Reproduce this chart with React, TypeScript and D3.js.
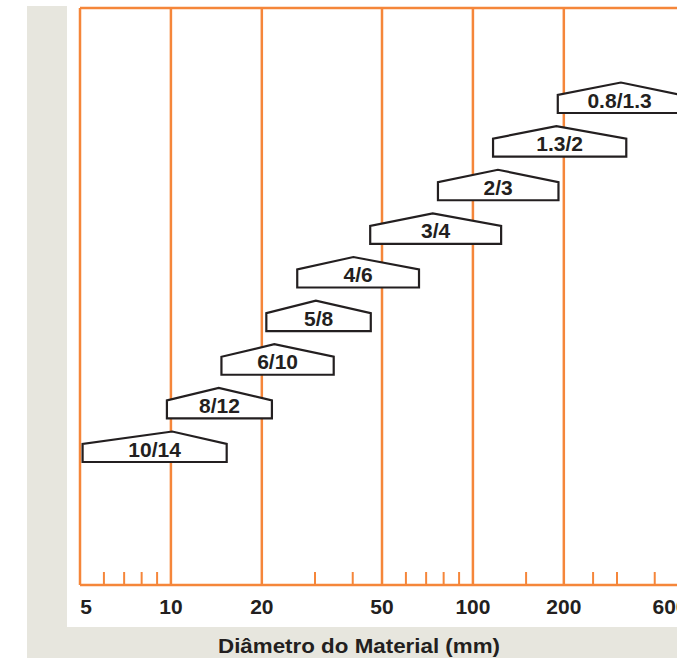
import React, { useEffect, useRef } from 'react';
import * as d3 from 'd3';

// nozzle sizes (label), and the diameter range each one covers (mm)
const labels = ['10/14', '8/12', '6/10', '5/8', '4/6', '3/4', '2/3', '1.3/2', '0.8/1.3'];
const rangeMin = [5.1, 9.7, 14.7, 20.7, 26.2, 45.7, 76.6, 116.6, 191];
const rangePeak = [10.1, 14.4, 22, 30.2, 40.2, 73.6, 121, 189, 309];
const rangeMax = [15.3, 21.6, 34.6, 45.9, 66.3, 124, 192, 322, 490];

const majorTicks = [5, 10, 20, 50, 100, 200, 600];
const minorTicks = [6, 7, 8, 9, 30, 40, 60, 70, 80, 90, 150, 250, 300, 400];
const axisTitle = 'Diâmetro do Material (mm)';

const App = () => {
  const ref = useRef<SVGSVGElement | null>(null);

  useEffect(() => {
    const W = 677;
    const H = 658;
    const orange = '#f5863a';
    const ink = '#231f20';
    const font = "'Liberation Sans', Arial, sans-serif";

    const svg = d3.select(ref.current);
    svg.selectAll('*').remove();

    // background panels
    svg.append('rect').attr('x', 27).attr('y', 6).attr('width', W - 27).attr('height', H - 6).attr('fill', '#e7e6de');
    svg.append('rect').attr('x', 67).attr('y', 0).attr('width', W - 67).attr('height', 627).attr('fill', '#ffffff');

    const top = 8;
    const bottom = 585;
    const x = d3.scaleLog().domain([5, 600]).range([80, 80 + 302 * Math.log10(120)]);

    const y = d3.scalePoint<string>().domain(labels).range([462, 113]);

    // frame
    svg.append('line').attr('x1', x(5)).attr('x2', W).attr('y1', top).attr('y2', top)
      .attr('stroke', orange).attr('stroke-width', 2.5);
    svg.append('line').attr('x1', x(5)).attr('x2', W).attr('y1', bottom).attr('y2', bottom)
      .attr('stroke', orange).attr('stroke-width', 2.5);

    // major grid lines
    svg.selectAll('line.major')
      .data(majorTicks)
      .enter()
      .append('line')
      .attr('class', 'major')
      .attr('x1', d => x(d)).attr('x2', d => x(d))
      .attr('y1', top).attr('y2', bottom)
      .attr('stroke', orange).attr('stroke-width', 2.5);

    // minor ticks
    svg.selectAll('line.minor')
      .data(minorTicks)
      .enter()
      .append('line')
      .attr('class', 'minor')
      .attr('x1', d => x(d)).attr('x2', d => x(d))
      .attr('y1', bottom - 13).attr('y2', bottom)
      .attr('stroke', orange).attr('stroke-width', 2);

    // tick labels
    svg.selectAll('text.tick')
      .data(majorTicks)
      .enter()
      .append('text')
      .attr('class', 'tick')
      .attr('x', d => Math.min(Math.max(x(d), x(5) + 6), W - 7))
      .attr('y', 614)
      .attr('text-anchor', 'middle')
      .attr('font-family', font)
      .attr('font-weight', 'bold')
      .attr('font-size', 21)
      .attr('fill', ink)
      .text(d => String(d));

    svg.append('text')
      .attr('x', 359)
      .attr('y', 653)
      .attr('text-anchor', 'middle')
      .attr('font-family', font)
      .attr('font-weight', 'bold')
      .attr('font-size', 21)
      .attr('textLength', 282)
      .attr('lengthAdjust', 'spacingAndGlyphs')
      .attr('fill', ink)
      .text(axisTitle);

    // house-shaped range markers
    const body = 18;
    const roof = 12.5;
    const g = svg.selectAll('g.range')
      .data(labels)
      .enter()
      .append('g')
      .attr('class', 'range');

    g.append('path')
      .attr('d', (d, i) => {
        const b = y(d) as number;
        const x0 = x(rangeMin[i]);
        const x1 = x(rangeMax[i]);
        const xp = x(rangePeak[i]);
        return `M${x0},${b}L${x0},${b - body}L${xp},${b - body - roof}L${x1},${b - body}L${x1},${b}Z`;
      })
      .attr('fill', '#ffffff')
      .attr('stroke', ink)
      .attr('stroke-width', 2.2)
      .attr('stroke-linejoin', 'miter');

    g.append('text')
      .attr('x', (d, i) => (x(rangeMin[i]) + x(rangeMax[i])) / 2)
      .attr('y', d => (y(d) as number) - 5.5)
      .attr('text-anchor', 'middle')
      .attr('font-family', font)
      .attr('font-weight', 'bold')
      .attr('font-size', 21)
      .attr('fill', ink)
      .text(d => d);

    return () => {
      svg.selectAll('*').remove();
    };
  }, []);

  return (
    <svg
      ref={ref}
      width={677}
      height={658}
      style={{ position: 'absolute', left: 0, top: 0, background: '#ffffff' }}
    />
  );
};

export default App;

* * * *

• [Written problem] Repeat, exactly and in full, each line from the start of the data to the line that contains "import * as d3 from 'd3';". Pictures do not go in.

• [Reply]
Reproduce this chart with React, TypeScript and D3.js.
import React, { useEffect, useRef } from 'react';
import * as d3 from 'd3';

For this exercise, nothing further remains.